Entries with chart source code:
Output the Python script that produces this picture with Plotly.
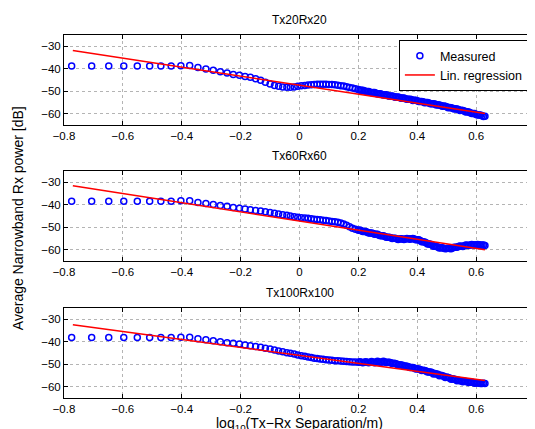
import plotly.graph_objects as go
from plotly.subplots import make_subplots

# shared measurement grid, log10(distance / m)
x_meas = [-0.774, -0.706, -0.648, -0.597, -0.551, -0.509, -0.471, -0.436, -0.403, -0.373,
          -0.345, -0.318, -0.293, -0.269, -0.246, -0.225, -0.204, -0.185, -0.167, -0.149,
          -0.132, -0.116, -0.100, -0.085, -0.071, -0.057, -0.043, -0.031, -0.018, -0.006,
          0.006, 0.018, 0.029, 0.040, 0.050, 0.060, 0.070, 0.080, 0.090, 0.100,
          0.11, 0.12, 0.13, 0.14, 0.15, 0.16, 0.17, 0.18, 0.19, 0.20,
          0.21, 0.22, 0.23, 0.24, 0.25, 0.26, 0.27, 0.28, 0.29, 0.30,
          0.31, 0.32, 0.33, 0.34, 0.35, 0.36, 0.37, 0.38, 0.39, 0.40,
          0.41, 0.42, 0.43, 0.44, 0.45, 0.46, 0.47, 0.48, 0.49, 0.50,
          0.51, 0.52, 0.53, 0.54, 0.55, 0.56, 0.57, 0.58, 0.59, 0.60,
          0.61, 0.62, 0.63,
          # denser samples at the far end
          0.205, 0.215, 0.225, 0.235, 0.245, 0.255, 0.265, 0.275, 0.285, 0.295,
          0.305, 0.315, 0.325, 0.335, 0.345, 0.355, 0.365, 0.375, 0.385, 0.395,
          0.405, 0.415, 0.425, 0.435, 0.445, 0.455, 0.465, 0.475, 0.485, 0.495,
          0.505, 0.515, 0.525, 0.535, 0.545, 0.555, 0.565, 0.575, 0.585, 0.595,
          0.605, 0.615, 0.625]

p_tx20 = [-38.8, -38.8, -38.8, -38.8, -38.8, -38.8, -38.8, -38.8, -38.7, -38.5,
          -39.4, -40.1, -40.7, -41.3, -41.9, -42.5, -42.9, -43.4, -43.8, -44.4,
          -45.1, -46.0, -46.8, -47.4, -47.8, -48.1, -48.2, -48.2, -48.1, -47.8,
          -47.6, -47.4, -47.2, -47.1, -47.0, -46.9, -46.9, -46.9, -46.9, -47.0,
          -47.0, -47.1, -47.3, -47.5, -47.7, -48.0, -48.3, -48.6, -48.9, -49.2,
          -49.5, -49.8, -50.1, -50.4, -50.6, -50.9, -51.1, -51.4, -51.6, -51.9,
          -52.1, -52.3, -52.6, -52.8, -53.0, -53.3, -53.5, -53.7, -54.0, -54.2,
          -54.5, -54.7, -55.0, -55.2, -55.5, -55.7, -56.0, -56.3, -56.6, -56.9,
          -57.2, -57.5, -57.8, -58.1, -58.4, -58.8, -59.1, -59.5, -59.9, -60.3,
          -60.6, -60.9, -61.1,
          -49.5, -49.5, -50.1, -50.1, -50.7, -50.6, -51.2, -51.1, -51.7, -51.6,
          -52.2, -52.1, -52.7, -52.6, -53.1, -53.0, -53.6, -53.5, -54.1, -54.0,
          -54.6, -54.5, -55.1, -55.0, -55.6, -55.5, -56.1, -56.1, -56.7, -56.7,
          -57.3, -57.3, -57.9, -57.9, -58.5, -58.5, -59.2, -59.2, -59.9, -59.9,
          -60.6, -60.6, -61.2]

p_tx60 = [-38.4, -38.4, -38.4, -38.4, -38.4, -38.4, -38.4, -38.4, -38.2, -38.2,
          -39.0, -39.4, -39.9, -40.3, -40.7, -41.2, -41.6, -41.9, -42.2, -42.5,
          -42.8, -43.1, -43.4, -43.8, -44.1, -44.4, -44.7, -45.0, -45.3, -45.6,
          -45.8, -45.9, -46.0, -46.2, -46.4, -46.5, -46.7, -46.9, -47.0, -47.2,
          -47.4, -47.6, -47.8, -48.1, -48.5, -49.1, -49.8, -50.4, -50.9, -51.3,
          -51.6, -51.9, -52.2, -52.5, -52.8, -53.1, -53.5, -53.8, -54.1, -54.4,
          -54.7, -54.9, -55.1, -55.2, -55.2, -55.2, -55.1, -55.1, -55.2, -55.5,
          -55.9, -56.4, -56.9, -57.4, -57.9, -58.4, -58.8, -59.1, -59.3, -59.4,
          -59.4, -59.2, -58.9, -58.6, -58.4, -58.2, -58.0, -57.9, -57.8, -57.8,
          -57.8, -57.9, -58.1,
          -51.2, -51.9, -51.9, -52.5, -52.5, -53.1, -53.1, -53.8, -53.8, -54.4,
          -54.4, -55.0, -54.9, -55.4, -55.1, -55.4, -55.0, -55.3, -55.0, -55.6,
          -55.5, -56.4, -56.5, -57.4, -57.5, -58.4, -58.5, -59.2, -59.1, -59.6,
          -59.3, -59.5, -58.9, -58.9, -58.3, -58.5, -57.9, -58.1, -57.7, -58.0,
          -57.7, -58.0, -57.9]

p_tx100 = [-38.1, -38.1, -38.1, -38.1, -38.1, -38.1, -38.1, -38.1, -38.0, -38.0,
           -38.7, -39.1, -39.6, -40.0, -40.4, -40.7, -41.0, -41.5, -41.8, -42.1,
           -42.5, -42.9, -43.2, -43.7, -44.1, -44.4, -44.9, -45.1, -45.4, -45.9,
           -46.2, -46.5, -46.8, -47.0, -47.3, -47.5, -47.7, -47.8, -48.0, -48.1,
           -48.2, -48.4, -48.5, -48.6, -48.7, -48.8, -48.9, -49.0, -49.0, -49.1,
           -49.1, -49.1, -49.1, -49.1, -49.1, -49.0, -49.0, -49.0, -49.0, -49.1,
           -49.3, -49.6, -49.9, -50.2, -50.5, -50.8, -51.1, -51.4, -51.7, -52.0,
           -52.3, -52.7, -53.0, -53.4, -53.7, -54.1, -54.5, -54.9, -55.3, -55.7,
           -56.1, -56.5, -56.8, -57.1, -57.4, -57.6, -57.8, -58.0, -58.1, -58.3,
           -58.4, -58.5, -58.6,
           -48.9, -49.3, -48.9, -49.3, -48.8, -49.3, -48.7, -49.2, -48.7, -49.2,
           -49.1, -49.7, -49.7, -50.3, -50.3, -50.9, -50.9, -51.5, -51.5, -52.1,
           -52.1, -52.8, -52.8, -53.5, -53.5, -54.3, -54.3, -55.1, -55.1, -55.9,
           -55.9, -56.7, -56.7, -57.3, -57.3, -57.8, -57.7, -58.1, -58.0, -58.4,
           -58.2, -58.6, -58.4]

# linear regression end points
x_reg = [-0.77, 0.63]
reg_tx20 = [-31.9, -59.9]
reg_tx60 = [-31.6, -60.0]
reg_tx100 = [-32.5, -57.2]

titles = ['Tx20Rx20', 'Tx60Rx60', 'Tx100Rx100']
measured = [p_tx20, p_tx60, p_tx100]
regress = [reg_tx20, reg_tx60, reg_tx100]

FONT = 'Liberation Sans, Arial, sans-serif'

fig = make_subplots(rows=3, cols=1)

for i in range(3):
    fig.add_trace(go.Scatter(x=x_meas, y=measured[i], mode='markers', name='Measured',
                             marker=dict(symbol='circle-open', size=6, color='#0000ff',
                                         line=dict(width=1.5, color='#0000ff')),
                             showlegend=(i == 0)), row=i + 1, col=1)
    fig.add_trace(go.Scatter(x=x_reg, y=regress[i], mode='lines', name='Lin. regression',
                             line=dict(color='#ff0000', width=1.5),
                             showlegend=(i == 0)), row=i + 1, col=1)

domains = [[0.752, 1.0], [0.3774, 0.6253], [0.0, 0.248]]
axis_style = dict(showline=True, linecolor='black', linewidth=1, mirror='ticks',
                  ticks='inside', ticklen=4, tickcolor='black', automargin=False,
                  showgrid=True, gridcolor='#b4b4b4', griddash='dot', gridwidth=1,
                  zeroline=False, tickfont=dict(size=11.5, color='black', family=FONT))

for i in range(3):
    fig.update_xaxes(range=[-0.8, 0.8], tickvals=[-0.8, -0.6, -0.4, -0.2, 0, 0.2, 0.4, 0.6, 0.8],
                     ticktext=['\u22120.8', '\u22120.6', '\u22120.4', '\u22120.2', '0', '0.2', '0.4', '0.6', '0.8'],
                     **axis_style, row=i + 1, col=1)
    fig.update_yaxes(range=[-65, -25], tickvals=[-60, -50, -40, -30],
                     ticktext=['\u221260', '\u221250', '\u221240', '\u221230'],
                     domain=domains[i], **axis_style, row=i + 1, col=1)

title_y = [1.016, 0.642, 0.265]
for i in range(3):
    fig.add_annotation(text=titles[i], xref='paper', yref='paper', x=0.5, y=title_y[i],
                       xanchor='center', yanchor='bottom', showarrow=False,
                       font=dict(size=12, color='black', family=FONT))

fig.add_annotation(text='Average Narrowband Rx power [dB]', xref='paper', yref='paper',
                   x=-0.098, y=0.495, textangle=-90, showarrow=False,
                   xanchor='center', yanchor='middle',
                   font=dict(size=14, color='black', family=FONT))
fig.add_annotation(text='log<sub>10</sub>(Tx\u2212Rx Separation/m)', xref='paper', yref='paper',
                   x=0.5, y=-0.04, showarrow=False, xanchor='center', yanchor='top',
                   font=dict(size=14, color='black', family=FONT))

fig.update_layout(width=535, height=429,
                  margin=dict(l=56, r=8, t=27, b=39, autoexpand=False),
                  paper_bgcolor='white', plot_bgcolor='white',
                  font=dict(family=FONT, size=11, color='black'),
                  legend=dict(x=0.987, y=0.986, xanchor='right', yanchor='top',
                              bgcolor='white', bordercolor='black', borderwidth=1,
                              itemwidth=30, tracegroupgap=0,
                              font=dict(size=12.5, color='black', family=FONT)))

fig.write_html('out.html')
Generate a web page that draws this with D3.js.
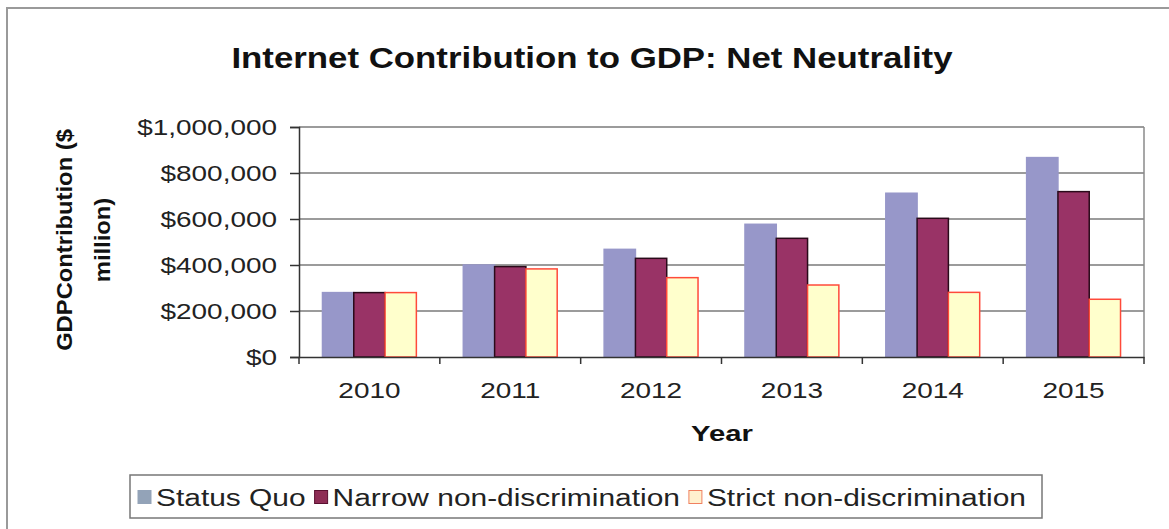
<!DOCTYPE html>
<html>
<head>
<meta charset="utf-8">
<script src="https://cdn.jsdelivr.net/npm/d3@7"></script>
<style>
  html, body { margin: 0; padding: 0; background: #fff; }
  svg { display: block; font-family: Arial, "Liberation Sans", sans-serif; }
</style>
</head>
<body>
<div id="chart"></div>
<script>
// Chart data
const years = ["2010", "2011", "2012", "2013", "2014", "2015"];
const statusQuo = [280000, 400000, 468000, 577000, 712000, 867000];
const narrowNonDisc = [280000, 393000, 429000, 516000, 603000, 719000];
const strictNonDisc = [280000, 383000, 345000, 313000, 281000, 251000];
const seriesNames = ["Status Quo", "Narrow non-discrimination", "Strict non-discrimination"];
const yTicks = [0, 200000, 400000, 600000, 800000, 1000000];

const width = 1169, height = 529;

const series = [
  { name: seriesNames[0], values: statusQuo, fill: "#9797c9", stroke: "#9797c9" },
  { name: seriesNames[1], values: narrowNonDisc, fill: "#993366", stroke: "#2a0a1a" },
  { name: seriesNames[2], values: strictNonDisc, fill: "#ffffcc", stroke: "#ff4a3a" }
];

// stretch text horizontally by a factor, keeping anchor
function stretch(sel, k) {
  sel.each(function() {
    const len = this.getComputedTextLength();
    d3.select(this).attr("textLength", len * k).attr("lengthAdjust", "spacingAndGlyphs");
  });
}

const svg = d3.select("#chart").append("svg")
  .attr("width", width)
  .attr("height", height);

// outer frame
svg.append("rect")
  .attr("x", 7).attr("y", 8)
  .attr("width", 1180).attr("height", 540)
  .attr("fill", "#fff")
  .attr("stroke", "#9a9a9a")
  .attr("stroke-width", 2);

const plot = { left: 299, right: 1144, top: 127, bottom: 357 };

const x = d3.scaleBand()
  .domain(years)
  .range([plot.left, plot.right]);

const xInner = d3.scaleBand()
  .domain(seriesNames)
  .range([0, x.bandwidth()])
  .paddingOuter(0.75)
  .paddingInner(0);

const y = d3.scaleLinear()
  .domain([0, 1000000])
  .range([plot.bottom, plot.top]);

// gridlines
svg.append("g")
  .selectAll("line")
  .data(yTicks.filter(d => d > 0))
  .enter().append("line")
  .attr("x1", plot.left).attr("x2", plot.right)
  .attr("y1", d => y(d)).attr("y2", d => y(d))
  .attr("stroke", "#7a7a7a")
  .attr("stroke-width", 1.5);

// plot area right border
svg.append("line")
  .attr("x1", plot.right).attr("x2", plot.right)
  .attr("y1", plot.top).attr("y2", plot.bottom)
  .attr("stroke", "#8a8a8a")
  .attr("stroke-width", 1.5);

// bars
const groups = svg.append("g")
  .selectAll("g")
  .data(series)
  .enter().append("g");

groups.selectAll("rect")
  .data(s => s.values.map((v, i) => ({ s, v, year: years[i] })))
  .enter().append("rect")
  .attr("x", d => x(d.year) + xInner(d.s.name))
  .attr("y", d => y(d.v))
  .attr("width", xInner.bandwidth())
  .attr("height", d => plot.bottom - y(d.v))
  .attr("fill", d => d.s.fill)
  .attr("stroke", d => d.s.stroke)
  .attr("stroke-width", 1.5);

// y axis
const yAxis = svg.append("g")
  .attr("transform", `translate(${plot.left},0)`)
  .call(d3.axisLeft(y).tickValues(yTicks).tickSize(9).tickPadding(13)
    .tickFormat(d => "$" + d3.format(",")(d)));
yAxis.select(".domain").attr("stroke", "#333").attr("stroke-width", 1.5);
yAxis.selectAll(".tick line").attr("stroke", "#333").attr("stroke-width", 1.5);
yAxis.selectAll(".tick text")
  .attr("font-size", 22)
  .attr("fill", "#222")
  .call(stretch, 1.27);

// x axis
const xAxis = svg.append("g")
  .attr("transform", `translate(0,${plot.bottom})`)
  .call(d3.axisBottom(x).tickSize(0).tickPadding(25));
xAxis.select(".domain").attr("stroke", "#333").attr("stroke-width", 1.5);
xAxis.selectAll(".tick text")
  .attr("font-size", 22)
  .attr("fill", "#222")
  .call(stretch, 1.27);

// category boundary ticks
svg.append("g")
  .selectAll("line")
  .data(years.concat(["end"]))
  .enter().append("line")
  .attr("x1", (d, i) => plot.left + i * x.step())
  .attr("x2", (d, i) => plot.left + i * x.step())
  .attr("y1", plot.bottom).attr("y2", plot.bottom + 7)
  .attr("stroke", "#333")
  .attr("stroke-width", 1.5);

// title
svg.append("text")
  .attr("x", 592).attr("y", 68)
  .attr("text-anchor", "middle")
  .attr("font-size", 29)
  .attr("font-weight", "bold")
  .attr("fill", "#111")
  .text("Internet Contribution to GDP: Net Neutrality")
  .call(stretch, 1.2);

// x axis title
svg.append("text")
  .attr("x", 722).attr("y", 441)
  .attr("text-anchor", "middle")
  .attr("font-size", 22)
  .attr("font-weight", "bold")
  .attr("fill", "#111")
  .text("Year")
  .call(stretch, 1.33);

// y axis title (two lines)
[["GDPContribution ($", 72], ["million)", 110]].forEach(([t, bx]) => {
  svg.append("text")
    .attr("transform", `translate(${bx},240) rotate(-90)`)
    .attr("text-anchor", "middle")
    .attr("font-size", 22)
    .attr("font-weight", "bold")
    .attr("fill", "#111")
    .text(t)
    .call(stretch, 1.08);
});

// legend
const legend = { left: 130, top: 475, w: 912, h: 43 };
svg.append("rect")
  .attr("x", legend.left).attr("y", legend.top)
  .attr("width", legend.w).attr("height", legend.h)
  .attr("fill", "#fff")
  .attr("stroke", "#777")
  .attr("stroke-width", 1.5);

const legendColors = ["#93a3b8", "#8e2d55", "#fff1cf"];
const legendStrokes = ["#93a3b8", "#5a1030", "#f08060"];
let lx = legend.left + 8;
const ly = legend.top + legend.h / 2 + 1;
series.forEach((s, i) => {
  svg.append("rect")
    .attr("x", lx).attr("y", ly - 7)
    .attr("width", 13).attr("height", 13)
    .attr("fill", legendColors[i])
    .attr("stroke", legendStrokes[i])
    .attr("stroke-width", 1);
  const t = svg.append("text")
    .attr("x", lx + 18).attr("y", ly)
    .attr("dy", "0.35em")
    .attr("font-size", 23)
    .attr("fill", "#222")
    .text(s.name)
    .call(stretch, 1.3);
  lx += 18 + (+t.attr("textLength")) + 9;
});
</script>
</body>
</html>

Your objective:
Output exactly the span of lines from the top of the listing through the line holding "from plotly.subplots import make_subplots", and leave every picture out.

Worked answer:
Output the Python script that produces this picture with Plotly.
import plotly.graph_objects as go
from plotly.subplots import make_subplots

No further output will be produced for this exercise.